I also removed the Torrential Gearhulk and Glimmer of Genius package, switching to Pull from Tomorrow. This frees up sideboard slots and Pull from Tomorrow is a stronger card than Glimmer of Energy if you have no use for energy.

I added one Walking Ballista to the main deck. Sometimes, it helps you close the game faster. Sometimes, it helps you kill annoying creatures such as Bomat Courier or Glint-Sleeve Siphoners, and so on. This little addition has helped me win many games.


Gideon's Reproach Settle the Wreckage

I also added one Gideon's Reproach because that's one more two-mana spell to protect Teferi, Hero of Dominaria with. It also takes care of Heart of Kiran, which Seal Away won't. The fourth Settle the Wreckage was also added (instead of more Fumigates) because that card is just so good against Red decks.


Grand Prix Copenhagen

In the end, I played against four B/R decks and four Mono-Red decks at Grand Prix Copenhagen. I went 3-0 against both decks in Swiss, and then I took a draw with B/R. Then, I lost in the quarterfinals to Mono-Red.



Removing the Torrential Gearhulks from the sideboard allowed me to fight Red decks better. I added another Lyra Dawnbringer, one Aether MeltdownGideon of the Trials, but the most important addition was Ixalan's Binding.


Ixalan's Binding Sorcerer's Spyglass

Even though Ixalan's Binding is removal at sorcery speed, the effect is just too good. I've had plenty of games where I used Sorcerous Spyglass on Chandra, Torch of Defiance, and then played Ixalan's Binding on Rekindling Phoenix or Hazoret the Fervent. This effectively nullify up to eight cards in their deck!

Since the deck changed a little bit, here is the slightly updated sideboard plan!


Vs. Red & B/R Aggro

On the draw:

+2 Ixalan's Binding
+1 Invoke the Divine
+2 Lyra Dawnbringer
+1 Sorcerous Spyglass
+1 Aether Meltdown
+1 Gideon of the Trials
+2 Negate

-4 Disallow
-2 Blink of an Eye
-1 Fumigate
-2 Censor
-1 Pull from Tomorrow

On the play (As above, except with these changes)

+2 Censor
-2 Negate

If I had to play the deck again this weekend, I would play the exact same main deck, but I would probably swap out Gideon of the Trials for another Lyra Dawnbringer.


Be A Hero!

Anyway, those were the two W/U decks I've played in Standard so far. Which one is better depends entirely on the metagame, so choose wisely! It's funny how most players think I would pick the aggro deck since I won a Pro Tour playing Red, but I often lean towards control strategies when given a chance.

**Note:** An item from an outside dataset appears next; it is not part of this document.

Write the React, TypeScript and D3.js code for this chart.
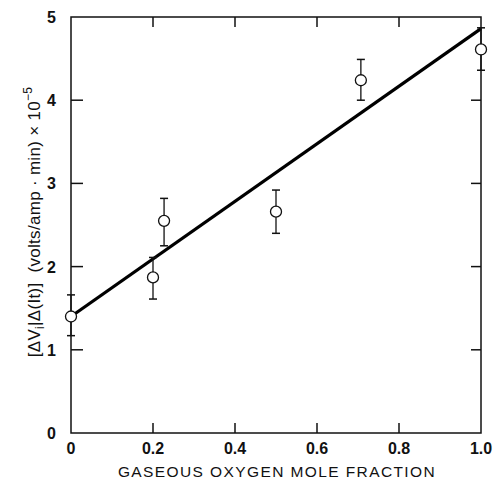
import React from "react";
import * as d3 from "d3";

const xValues = [0, 0.2, 0.227, 0.5, 0.707, 1.0];
const yValues = [1.4, 1.87, 2.55, 2.66, 4.24, 4.61];
const yLow = [1.17, 1.61, 2.25, 2.4, 4.0, 4.36];
const yHigh = [1.66, 2.11, 2.82, 2.92, 4.49, 4.87];
const fitLine = [
  { x: 0, y: 1.4 },
  { x: 1.0, y: 4.86 },
];
const xTicks = [0, 0.2, 0.4, 0.6, 0.8, 1.0];
const xTickLabels = ["0", "0.2", "0.4", "0.6", "0.8", "1.0"];
const yTicks = [0, 1, 2, 3, 4, 5];

export default function App() {
  const W = 496;
  const H = 487;
  const left = 71;
  const right = 481;
  const top = 17;
  const bottom = 433;
  const x = d3.scaleLinear().domain([0, 1]).range([left, right]);
  const y = d3.scaleLinear().domain([0, 5]).range([bottom, top]);
  const line = d3
    .line<{ x: number; y: number }>()
    .x((d) => x(d.x))
    .y((d) => y(d.y));
  const font = "'Liberation Sans', Arial, sans-serif";
  const tickLen = 10;
  return (
    <svg
      width={W}
      height={H}
      style={{ position: "absolute", left: 0, top: 0, background: "#fff" }}
      fontFamily={font}
    >
      <rect x={0} y={0} width={W} height={H} fill="#fff" />
      <rect
        x={left}
        y={top}
        width={right - left}
        height={bottom - top}
        fill="none"
        stroke="#111"
        strokeWidth={1.5}
      />
      {xTicks.slice(1, -1).map((t) => (
        <g key={"xt" + t}>
          <line x1={x(t)} x2={x(t)} y1={bottom} y2={bottom - tickLen} stroke="#111" strokeWidth={1.5} />
          <line x1={x(t)} x2={x(t)} y1={top} y2={top + tickLen} stroke="#111" strokeWidth={1.5} />
        </g>
      ))}
      {yTicks.slice(1, -1).map((t) => (
        <g key={"yt" + t}>
          <line x1={left} x2={left + tickLen + 2} y1={y(t)} y2={y(t)} stroke="#111" strokeWidth={1.5} />
          <line x1={right} x2={right - tickLen} y1={y(t)} y2={y(t)} stroke="#111" strokeWidth={1.5} />
        </g>
      ))}
      {xTicks.map((t, i) => (
        <text
          key={"xl" + t}
          x={x(t)}
          y={bottom + 21}
          textAnchor="middle"
          fontSize={16}
          fontWeight="bold"
          fill="#111"
        >
          {xTickLabels[i]}
        </text>
      ))}
      {yTicks.map((t) => (
        <text
          key={"yl" + t}
          x={left - 15}
          y={y(t) + 6}
          textAnchor="end"
          fontSize={16}
          fontWeight="bold"
          fill="#111"
        >
          {t}
        </text>
      ))}
      <text
        x={(left + right) / 2 + 1}
        y={477}
        textAnchor="middle"
        fontSize={15.5}
        letterSpacing={1.4}
        fill="#111"
      >
        GASEOUS OXYGEN MOLE FRACTION
      </text>
      <text
        transform={`translate(40, 222) rotate(-90)`}
        textAnchor="middle"
        fontSize={17}
        letterSpacing={0.3}
        fill="#111"
        style={{ whiteSpace: "pre" }}
      >
        <tspan>[ΔV</tspan>
        <tspan fontSize={12} dy={4}>i</tspan>
        <tspan dy={-4}>{"|Δ(It)]  (volts/amp · min) × 10"}</tspan>
        <tspan fontSize={12} dy={-8}>−5</tspan>
      </text>
      <path d={line(fitLine) || ""} fill="none" stroke="#000" strokeWidth={3.2} />
      {xValues.map((xv, i) => (
        <g key={"pt" + i}>
          <line x1={x(xv)} x2={x(xv)} y1={y(yLow[i])} y2={y(yHigh[i])} stroke="#111" strokeWidth={1.3} />
          <line x1={x(xv) - 4} x2={x(xv) + 4} y1={y(yLow[i])} y2={y(yLow[i])} stroke="#111" strokeWidth={1.5} />
          <line x1={x(xv) - 4} x2={x(xv) + 4} y1={y(yHigh[i])} y2={y(yHigh[i])} stroke="#111" strokeWidth={1.5} />
          <circle cx={x(xv)} cy={y(yValues[i])} r={5.5} fill="#fff" stroke="#111" strokeWidth={1.3} />
        </g>
      ))}
    </svg>
  );
}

However, aggro and control decks both have a way of "blanking" your opponent's cards. The control deck blanks the opponent's cards by having no creatures in the main deck, so all the removal spells are useless. An aggro deck blanks the opponent's counterspells and slow cards, such as Disallow and Glimmer of Genius, because they often have no time to cast those. Of course, this is just an analogy, but the most important thing is that I very rarely play midrange!

Thanks for your time once more, and I hope you enjoy W/U control at your next tournament. Give W/U a chance to be your hero!